Geographical failover usually refers to being able to temporary redirect the requests to other more distant data-center sites when a local total data-center failure occurs. Even if it is slower or more expensive, it is better than a completely unavailable service.

This problem is common for HTTP and SIP, and the strategies to solve it are very similar. The challenge is in two aspects:
  • Load balancing. Obviously, you need to make sure your local load balancers survive the data center failure. There are many ways this can done, but commonly you can just host the load balancers somewhere close to the users and keep it isolated from the data center. You should also make sure there is enough backup power and network infrastructure to keep them alive for a few hours or days.
    In Mobicents and JBCP, we introduced pluggable algorithms for the SIP/HTTP converged load balancer, and it is not hard at all to come up with a working solution.

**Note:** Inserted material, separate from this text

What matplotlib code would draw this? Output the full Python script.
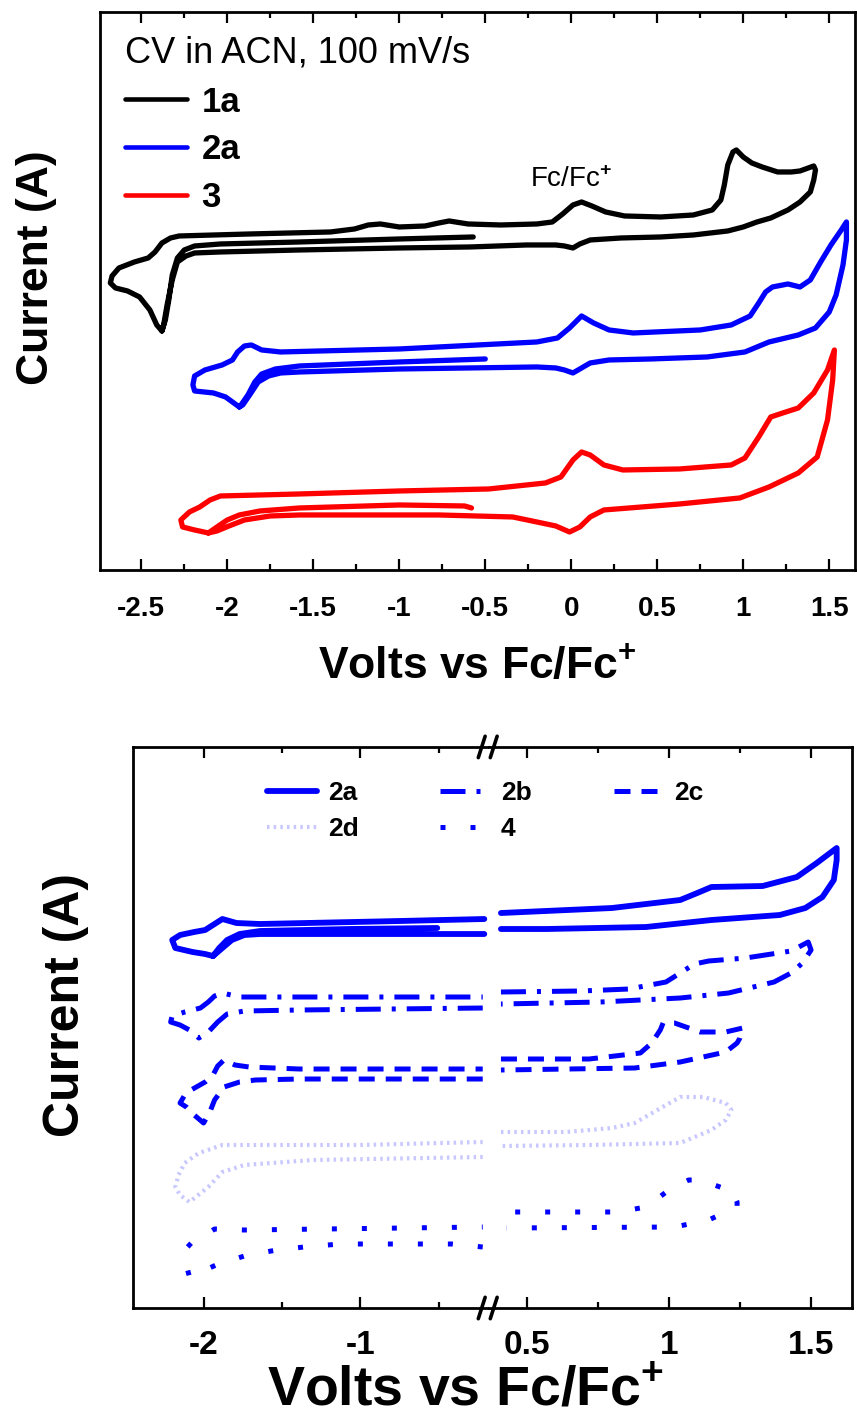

For instance, the load balancer algorithm may have two lists of server nodes - local nodes and distant nodes. If and only if all local application server nodes are dead, then the load balancer can start routing to the distant nodes. Plain and simple.
    If you are using a distributed load balancer (shown in the figure on right), one per site, it will behave the same way, and you may have several additional options depending on the IP load balancer capabilities.

    As long as the SIP load balancers are aware of the topology, the IP load balancer doesn't have to be aware of the other data-centers. It might be possible to instruct the IP load balancer to route requests to the backup data-center site, but the mechanism doesn't depend on it.
  • State Replication (a.k.a What happens with the ongoing calls after the failure?). In the case of complete data-center failure, the whole LAN cluster will go down. Let's first take a look at the case where Mobicents nodes only replicate state within the data-center network.
    The ongoing calls are likely to have some state associated with them and this state will be lost without replication. Unlike HTTP, in SIP the containers generally do not deliver requests to the applications if their dialog state doesn't exist in the protocol stack. SIP has strict rules about the state machines in the dialogs and transactions, thus the overall consistency depends on that state. All SIP requests sent after the failure would not succeed and the calls are technically lost. But, let's look at what exactly happens with lost calls in the following cases:
    • Simple media calls, audio or video calls - once the SDP exchange is complete the users can hear each-other and have a normal call without any SIP messages. So the failure in the SIP server will not affect them at all. As long as the Media Server is alive or the Media is flowing directly between the User Agents, the call will be fine. When the users hang-up, the BYE is lost, but it won't matter any more, because the call is over. Unless you need to capture the BYE and do some logic, you will be fine after the failure.
    • SIP-intensive applications - presence, chat, some IVR applications and so on. In these cases the application will fail due to the lost state.
Being aware of the limitations, lets see what are the options of for state replication between data-centers.

First, you have to realize that if you had enough network capacity to replicate the call state to distant nodes, you could just organize all nodes in small JBoss clusters where the nodes are from different geographical areas. JBoss already has a lot of settings in JBoss Cache/Infinispan and JGroups to fine-tune the connections, even if there is no dedicated feature for geography.

Thus, let's assume you don't have enough bandwidth for that. At this point it is very-application specific, because you must decide what part of the state you can lose. There are several options:
  • Partial replication per call between the geographical areas - lose some bits from each call
  • Rare replication - do the full replication, but only in steady-state calls when changes are unlikely to occur.
  • Priority calls - pick high priority calls and only replicate them.
  • No replication - invest in reducing the risk of complete data center failure. How hard is that? If the data-center is down, but your users are still online, this implies that there is massive working infrastructure somewhere. Moreover, power and network backup resources are available cheaply and they scale well. In fact, I can think of many reasons why the geographical replication methods mentioned above are not a good idea:
    • There may be a noticeable memory impact. In most implementations the local and the geographically replicated call state resides in different memory structures (so double the memory).
    • The performance impact may be huge - first because of the additional replication protocol logic in each node and second because your data centers must run at lower utilization to be ready to take the extra load in case of data-center failure.
    • Incidentally, the long distance network bandwidth is the most expensive. So you will have to pay for that as well.
    • Investing in hardware fault-tolerant resources for your data-center makes the reliability independent of the software. In other words - even cluster-unaware applications will benefit and will be more reliable.
    • Even if you recover some SIP state and your SIP applications don't fail, you still need to think how to keep the Media Servers alive or to switch them over to the other data-center.
    • Partial replication in general will still produce a lot of lost calls. It is just on best-effort basis.
    • Application are hard to code and test in partially replicated environment. It is an explosion of cases to be considered and tested when developing.
In summary, the geographically redundant load balancing is justified and easy to achieve at reasonable price. However state replication between data-centers is too expensive. It is much more efficient to focus on reducing the probablity of data-center failure, which is low anyways. Unless you have some service-specific condition that really fits the model, there is no point in state replication between data-centers.